Belo presente nesta madrugada de insônia.
Adorei.
=)

Carmem Luisa disse...

Que linda mentira.

Anônimo disse...

Pronto, já atualizei Sr. Arquiteto... mas o Defenestrando é muito mais a sua cara...hehehe...

Bjus

Fabi Lima disse...

Querido, desculpe-me: estou passando apenas para agradecer as energias positivas que você me enviou. Papai tá começando a ter uma melhora. Continue comigo nesta "corrente".
Obrigada MESMO querido.
Beijos!

Anônimo disse...

Gosto de relatos de infância, ainda mais porque eu também tinha oito anos em 1970. Lembro bem do uniforme das estaduais, onde estudavam as meninas da minha rua. Enquanto eu ia de marrom ao colégio de freiras. Também tinha a foto pestanuda do presidente e do ministro da educação. Quem era, o Jarbas Passarinho?
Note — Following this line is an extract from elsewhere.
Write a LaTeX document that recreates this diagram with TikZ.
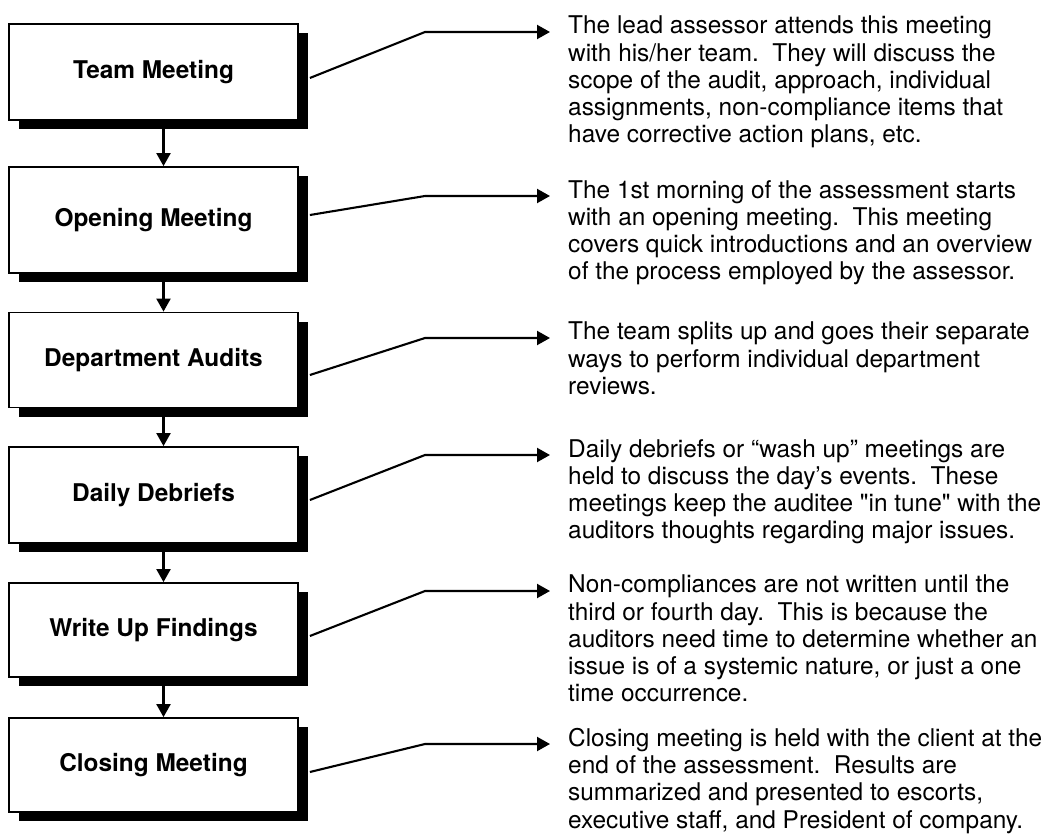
\documentclass[tikz,border=0pt]{standalone}
\usepackage{fontspec}
\setmainfont{TeX Gyre Heros}
\usetikzlibrary{arrows.meta,shadows}

\begin{document}
\begin{tikzpicture}[x=1pt,y=-1pt,
    stage/.style={draw,line width=1.8pt,fill=white,minimum width=289pt,inner sep=0pt,
      font=\fontsize{24.4}{27}\selectfont\bfseries,
      drop shadow={shadow xshift=10pt,shadow yshift=-9pt,opacity=1,fill=black}},
    note/.style={anchor=north west,align=left,inner sep=0pt,font=\fontsize{24.4}{27.2}\selectfont},
    conn/.style={line width=2.1pt,-{Triangle[length=13pt,width=14pt]}}]
    \useasboundingbox (0,0) rectangle (1056,834);
    % the six stages
    \node[stage,minimum height=96pt]  (team)    at (153.5,72)  {Team Meeting};
    \node[stage,minimum height=106pt] (opening) at (153.5,220) {Opening Meeting};
    \node[stage,minimum height=95pt]  (dept)    at (153.5,360) {Department Audits};
    \node[stage,minimum height=96pt]  (debrief) at (153.5,495) {Daily Debriefs};
    \node[stage,minimum height=94pt]  (writeup) at (153.5,630) {Write Up Findings};
    \node[stage,minimum height=94pt]  (closing) at (153.5,765) {Closing Meeting};
    % notes on the right (top of first line sits 16pt above its leader)
    \node[note] (teamtxt) at (568,16) {The lead assessor attends this meeting\\
      with his/her team.\ \ They will discuss the\\scope of the audit, approach, individual\\
      assignments, non-compliance items that\\have corrective action plans, etc.};
    \node[note] (openingtxt) at (568,180) {The 1st morning of the assessment starts\\
      with an opening meeting.\ \ This meeting\\covers quick introductions and an overview\\
      of the process employed by the assessor.};
    \node[note] (depttxt) at (568,322) {The team splits up and goes their separate\\
      ways to perform individual department\\reviews.};
    \node[note] (debrieftxt) at (568,439) {Daily debriefs or ``wash up'' meetings are\\
      held to discuss the day’s events.\ \ These\\meetings keep the auditee \textquotedbl in tune\textquotedbl{} with the\\
      auditors thoughts regarding major issues.};
    \node[note] (writeuptxt) at (568,575) {Non-compliances are not written until the\\
      third or fourth day.\ \ This is because the\\auditors need time to determine whether an\\
      issue is of a systemic nature, or just a one\\time occurrence.};
    \node[note] (closingtxt) at (568,728) {Closing meeting is held with the client at the\\
      end of the assessment.\ \ Results are\\summarized and presented to escorts,\\
      executive staff, and President of company.};
    % flow down the left
    \foreach \p/\q in {team/opening,opening/dept,dept/debrief,debrief/writeup,writeup/closing}
      \draw[conn] ([xshift=10pt]\p.south) -- ([xshift=10pt]\q.north);
    % leaders to the notes
    \foreach \b/\dy in {team/6,opening/-5,dept/15,debrief/5,writeup/6,closing/7}
      \draw[conn] ([shift={(11pt,-\dy pt)}]\b.east) -- ([shift={(-143pt,-16pt)}]\b txt.north west)
        -- ([shift={(-18pt,-16pt)}]\b txt.north west);
\end{tikzpicture}
\end{document}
Meus pais eram bem liberais no quesito estudos. Até não serem incomodados a respeito. Eu ficava de recuperação em quase tudo, e sempre dava um jeito de passar. Tinha uma tristeza mortal de tudo e passava minha melancólica existência resolvendo palavras cruzadas em classe. Nunca ninguém falou nada. Afinal eu passava de ano. Cruzes, aurora da minha vida o cacete!

Mina
www.minadeletras.us

Lívia disse...

Issoi foi um presente nesse domingo de ressaca!